Every summer before the exams, tens of thousands of students descend on the temple, site of Vietnam's first university, to rub the heads of the sculptures for good luck. But the ritual is wearing away the stone and damaging the tortoises, some of which date to 1484.
"Please don't touch the heads," call out student volunteers patrolling the temple. But armed only with megaphones, they concede their task is largely hopeless.
"There are just too many people and everyone wants to touch them," sighs one volunteer, Bui Xuan Quynh.
No one is quite sure how the head-rubbing tradition began.

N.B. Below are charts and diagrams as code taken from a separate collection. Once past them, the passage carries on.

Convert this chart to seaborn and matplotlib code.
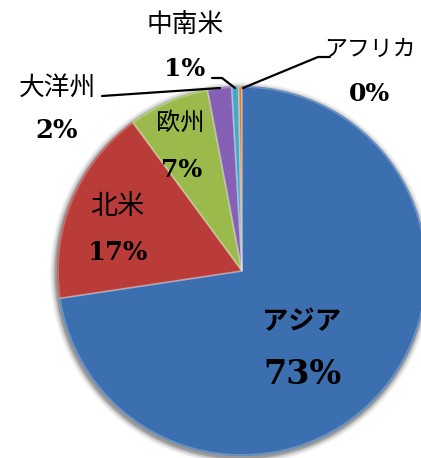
import matplotlib
matplotlib.use("Agg")
import matplotlib.pyplot as plt
import seaborn as sns
from matplotlib.patches import Circle, Wedge

# Share by region (percent)
regions = ["アジア", "北米", "欧州", "大洋州", "中南米", "アフリカ"]
shares = [72.7, 17.3, 7.1, 2.1, 0.6, 0.3]
colors = ["#3b6fb0", "#b93c39", "#9abb4c", "#8560b4", "#45a8c8", "#e07c32"]

sns.set_theme(style="white")
plt.rcParams["font.family"] = ["Noto Sans CJK JP", "DejaVu Sans"]

W, H = 421, 458
fig = plt.figure(figsize=(W / 100, H / 100), dpi=100)
ax = fig.add_axes([0, 0, 1, 1])

cx, cy, r = 242, H - 271, 185

# soft drop shadow behind the pie
for k, a in zip(range(8, 0, -1), [0.02, 0.03, 0.04, 0.05, 0.06, 0.08, 0.11, 0.16]):
    ax.add_patch(Circle((cx - 1, cy - 2), r + k * 0.8, color="#202020", alpha=a, lw=0, zorder=1))

wedges, _ = ax.pie(
    shares, colors=colors, startangle=90, counterclock=False,
    center=(cx, cy), radius=r, frame=True,
    wedgeprops=dict(edgecolor="none", linewidth=0, zorder=2),
)
ax.set_xlim(0, W)
ax.set_ylim(0, H)
ax.set_aspect("equal")
ax.axis("off")

# bevel: light line along each slice's edges
for w in wedges:
    ax.add_patch(Wedge((cx, cy), r - 1, w.theta1, w.theta2, facecolor="none",
                       edgecolor="white", alpha=0.25, lw=1.2, zorder=3))

def Y(y):
    return H - y

def pct(v):
    return f"{round(v):d}%"

jp = dict(family=["Noto Sans CJK JP", "DejaVu Sans"], ha="center", va="center", color="black")
num = dict(family="DejaVu Serif", fontweight="bold", ha="center", va="center", color="black")

# inside labels
ax.text(302, Y(322), regions[0], fontsize=19, fontweight="bold", **jp)
ax.text(302, Y(375), pct(shares[0]), fontsize=24, **num)
ax.text(117, Y(207), regions[1], fontsize=19.5, **jp)
ax.text(118, Y(253), pct(shares[1]), fontsize=18.5, **num)
ax.text(180, Y(123), regions[2], fontsize=17.5, **jp)
ax.text(182, Y(170), pct(shares[2]), fontsize=18, **num)

# outside labels with leader lines
ax.text(57, Y(88), regions[3], fontsize=18.5, **jp)
ax.text(57, Y(131), pct(shares[3]), fontsize=18.5, **num)
ax.plot([102, 220], [Y(96), Y(88)], color="black", lw=1.6, zorder=5)

ax.text(185, Y(25), regions[4], fontsize=18.5, **jp)
ax.text(185, Y(69), pct(shares[4]), fontsize=18, **num)
ax.plot([212, 222, 235], [Y(78), Y(78), Y(88)], color="black", lw=1.6, zorder=5)

ax.text(370, Y(49), regions[5], fontsize=16.5, **jp)
ax.text(370, Y(94), pct(shares[5]), fontsize=18, **num)
ax.plot([330, 318, 243], [Y(57), Y(57), Y(88)], color="black", lw=1.6, zorder=5)

fig.savefig("out.png", dpi=100)
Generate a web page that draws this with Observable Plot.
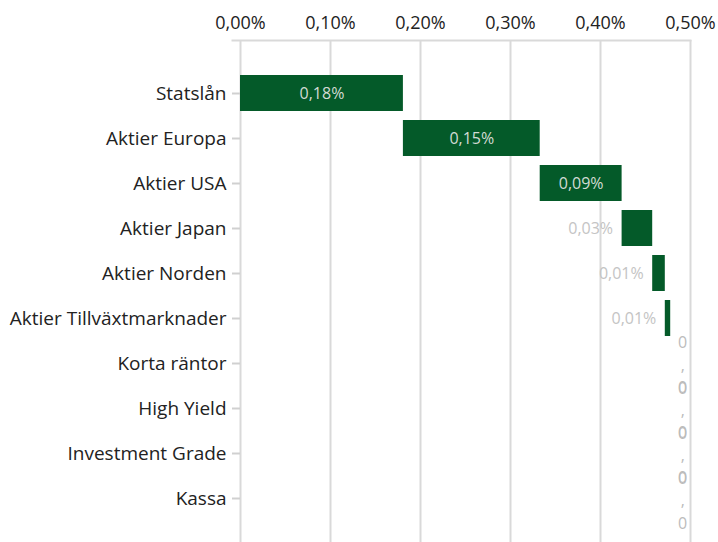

The tortoise has long symbolized learning and wisdom, and the temple's 82 stone figures are considered the most auspicious of all. Each one is inscribed with passages from ancient Chinese literature and the names of students who passed their royal exams some 500 years ago.
Today's students profess disbelief in superstition. Yet an estimated 60,000 of them, traveling by bus or by motorbike, made their way there this month, hoping that a little luck might rub off.
Why are they so desperate for a leg up? More than a million students take the entrance exams each year, but only one in five will be admitted. They know that their fate, and possibly their family's, is sealed by how well they perform on the tests.
So even if the power of the tortoise is just a myth, rubbing its head can't hurt. Unless you are the tortoise.